Begin with the first line of the material and copy each line word for word through the line that contains "(0,0) rectangle (746,584);"; the pictures are left out.
====== SUPPLIED MATERIAL ======
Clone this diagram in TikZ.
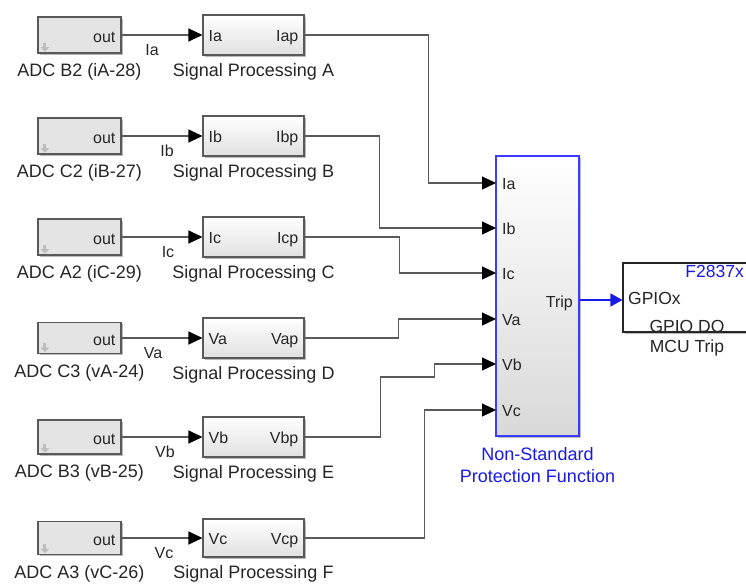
\documentclass[tikz,border=0pt]{standalone}
\usepackage{fontspec}
\setmainfont{Liberation Sans}
\usetikzlibrary{arrows.meta,shadows,calc}
\definecolor{linegray}{HTML}{5A5A5A}
\definecolor{txt}{HTML}{262626}
\definecolor{sblue}{HTML}{1A1AE6}
\definecolor{bborder}{HTML}{3C3CFF}
\definecolor{adcfill}{HTML}{E4E4E4}
\definecolor{icongray}{HTML}{BDBDBD}
\tikzset{
  lbl/.style={inner sep=0pt, text=txt, font=\fontsize{18}{20}\selectfont},
  port/.style={inner sep=0pt, text=txt, font=\fontsize{16}{18}\selectfont},
  gport/.style={inner sep=0pt, text=txt, font=\fontsize{17.5}{19}\selectfont},
  adcbox/.style={draw=black!65, line width=1.1pt, fill=adcfill, minimum width=83pt, inner sep=0pt,
    drop shadow={shadow xshift=1.5pt, shadow yshift=-1.5pt, fill=black!45, opacity=.6}},
  spbox/.style={draw=black!65, line width=1.1pt, top color=white, bottom color=black!12, minimum width=101pt, minimum height=40pt, inner sep=0pt,
    drop shadow={shadow xshift=1.5pt, shadow yshift=-1.5pt, fill=black!45, opacity=.6}},
  protbox/.style={draw=bborder, line width=1.1pt, top color=white, bottom color=black!15, minimum width=83pt, minimum height=280pt, inner sep=0pt,
    drop shadow={shadow xshift=1.5pt, shadow yshift=-1.5pt, fill=black!45, opacity=.6}},
  gpiobox/.style={draw=black!85, line width=1.1pt, fill=white, minimum width=126pt, minimum height=69pt, inner sep=0pt,
    drop shadow={shadow xshift=1.5pt, shadow yshift=-1.5pt, fill=black!45, opacity=.6}},
  conn/.style={draw=linegray, line width=1.1pt, -{Triangle[length=14pt,width=13pt,color=black]}},
  bconn/.style={draw=sblue, line width=1.1pt, -{Triangle[length=12pt,width=13pt,color=sblue]}},
  icon/.style={fill=icongray},
}
\begin{document}
\begin{tikzpicture}[x=1pt, y=-1pt]
\useasboundingbox[fill=white] (0,0) rectangle (746,584);

\foreach \i/\y/\h/\hs/\pin/\pout/\adcl/\spl/\sx in {
 1/35/36/40/Ia/Iap/{ADC B2 (iA-28)}/A/152,
 2/136/36/40/Ib/Ibp/{ADC C2 (iB-27)}/B/167,
 3/237/36/40/Ic/Icp/{ADC A2 (iC-29)}/C/168,
 4/338/31/40/Va/Vap/{ADC C3 (vA-24)}/D/153,
 5/437/34/40/Vb/Vbp/{ADC B3 (vB-25)}/E/165,
 6/538/33/38/Vc/Vcp/{ADC A3 (vC-26)}/F/164}
{
  \node[adcbox, minimum height=\h pt] (adc\i) at (79.5,\y) {};
  \node[port, anchor=base east] (out\i) at ($(adc\i.east)+(-6,7)$) {out};
  \path (adc\i.south west) ++(7.5,-11) coordinate (ic\i);
  \fill[icon] ($(ic\i)+(-1.5,0)$) rectangle ($(ic\i)+(1.5,5)$);
  \fill[icon] ($(ic\i)+(-4.5,4.5)$) -- ($(ic\i)+(4.5,4.5)$) -- ($(ic\i)+(0,9)$) -- cycle;
  \node[lbl, anchor=base] (adcl\i) at ($(adc\i.south)+(0,23)$) {\adcl};
  \node[spbox, minimum height=\hs pt] (sp\i) at (253.5,\y) {};
  \node[port, anchor=base west] (spin\i) at ($(sp\i.west)+(6,6)$) {\pin};
  \node[port, anchor=base east] (spout\i) at ($(sp\i.east)+(-6,6)$) {\pout};
  \node[lbl, anchor=base] (spl\i) at ($(sp\i.south)+(0,21)$) {Signal Processing \spl};
  \draw[conn] (adc\i) -- (sp\i);
  \node[port, anchor=base] (sig\i) at (\sx,\y+20) {\pin};
}

% protection block
\node[protbox] (prot) at (537.5,296) {};
\foreach \n/\yy in {Ia/183, Ib/228, Ic/273, Va/319, Vb/364, Vc/410}{
  \coordinate (p\n) at (496,\yy);
  \node[port, anchor=base west] (pl\n) at (502,\yy+6) {\n};
}
\node[port, anchor=base east] (trip) at (573,307) {Trip};
\node[inner sep=0pt, text=sblue, font=\fontsize{18}{22}\selectfont, anchor=base] (protl1) at (537.5,460) {Non-Standard};
\node[inner sep=0pt, text=sblue, font=\fontsize{18}{22}\selectfont, anchor=base] (protl2) at (537.5,482) {Protection Function};

% connectors to protection block
\draw[conn] (sp1.east) -- ++(124,0) |- (pIa);
\draw[conn] (sp2.east) -- ++(75,0) |- (pIb);
\draw[conn] (sp3.east) -- ++(95,0) |- (pIc);
\draw[conn] (sp4.east) -- ++(94,0) |- (pVa);
\draw[conn] (sp5.east) -- ++(76,0) |- ++(54,-60) |- (pVb);
\draw[conn] (sp6.east) -- ++(120,0) |- (pVc);

% GPIO block
\node[gpiobox] (gpio) at (686,297.5) {};
\node[gport, anchor=base east, text=sblue] (fam) at (744,277) {F2837x};
\node[gport, anchor=base west] (gpiox) at (628,304) {GPIOx};
\node[gport, anchor=base] (gpiodo) at (687,332) {GPIO DO};
\node[gport, anchor=base] (mcu) at (687,352) {MCU Trip};
\coordinate (tripy) at (0,300);
\draw[bconn] (prot.east |- tripy) -- (gpio.west |- tripy);
\end{tikzpicture}
\end{document}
======
IN RESPONSE:
Clone this diagram in TikZ.
\documentclass[tikz,border=0pt]{standalone}
\usepackage{fontspec}
\setmainfont{Liberation Sans}
\usetikzlibrary{arrows.meta,shadows,calc}
\definecolor{linegray}{HTML}{5A5A5A}
\definecolor{txt}{HTML}{262626}
\definecolor{sblue}{HTML}{1A1AE6}
\definecolor{bborder}{HTML}{3C3CFF}
\definecolor{adcfill}{HTML}{E4E4E4}
\definecolor{icongray}{HTML}{BDBDBD}
\tikzset{
  lbl/.style={inner sep=0pt, text=txt, font=\fontsize{18}{20}\selectfont},
  port/.style={inner sep=0pt, text=txt, font=\fontsize{16}{18}\selectfont},
  gport/.style={inner sep=0pt, text=txt, font=\fontsize{17.5}{19}\selectfont},
  adcbox/.style={draw=black!65, line width=1.1pt, fill=adcfill, minimum width=83pt, inner sep=0pt,
    drop shadow={shadow xshift=1.5pt, shadow yshift=-1.5pt, fill=black!45, opacity=.6}},
  spbox/.style={draw=black!65, line width=1.1pt, top color=white, bottom color=black!12, minimum width=101pt, minimum height=40pt, inner sep=0pt,
    drop shadow={shadow xshift=1.5pt, shadow yshift=-1.5pt, fill=black!45, opacity=.6}},
  protbox/.style={draw=bborder, line width=1.1pt, top color=white, bottom color=black!15, minimum width=83pt, minimum height=280pt, inner sep=0pt,
    drop shadow={shadow xshift=1.5pt, shadow yshift=-1.5pt, fill=black!45, opacity=.6}},
  gpiobox/.style={draw=black!85, line width=1.1pt, fill=white, minimum width=126pt, minimum height=69pt, inner sep=0pt,
    drop shadow={shadow xshift=1.5pt, shadow yshift=-1.5pt, fill=black!45, opacity=.6}},
  conn/.style={draw=linegray, line width=1.1pt, -{Triangle[length=14pt,width=13pt,color=black]}},
  bconn/.style={draw=sblue, line width=1.1pt, -{Triangle[length=12pt,width=13pt,color=sblue]}},
  icon/.style={fill=icongray},
}
\begin{document}
\begin{tikzpicture}[x=1pt, y=-1pt]
\useasboundingbox[fill=white] (0,0) rectangle (746,584);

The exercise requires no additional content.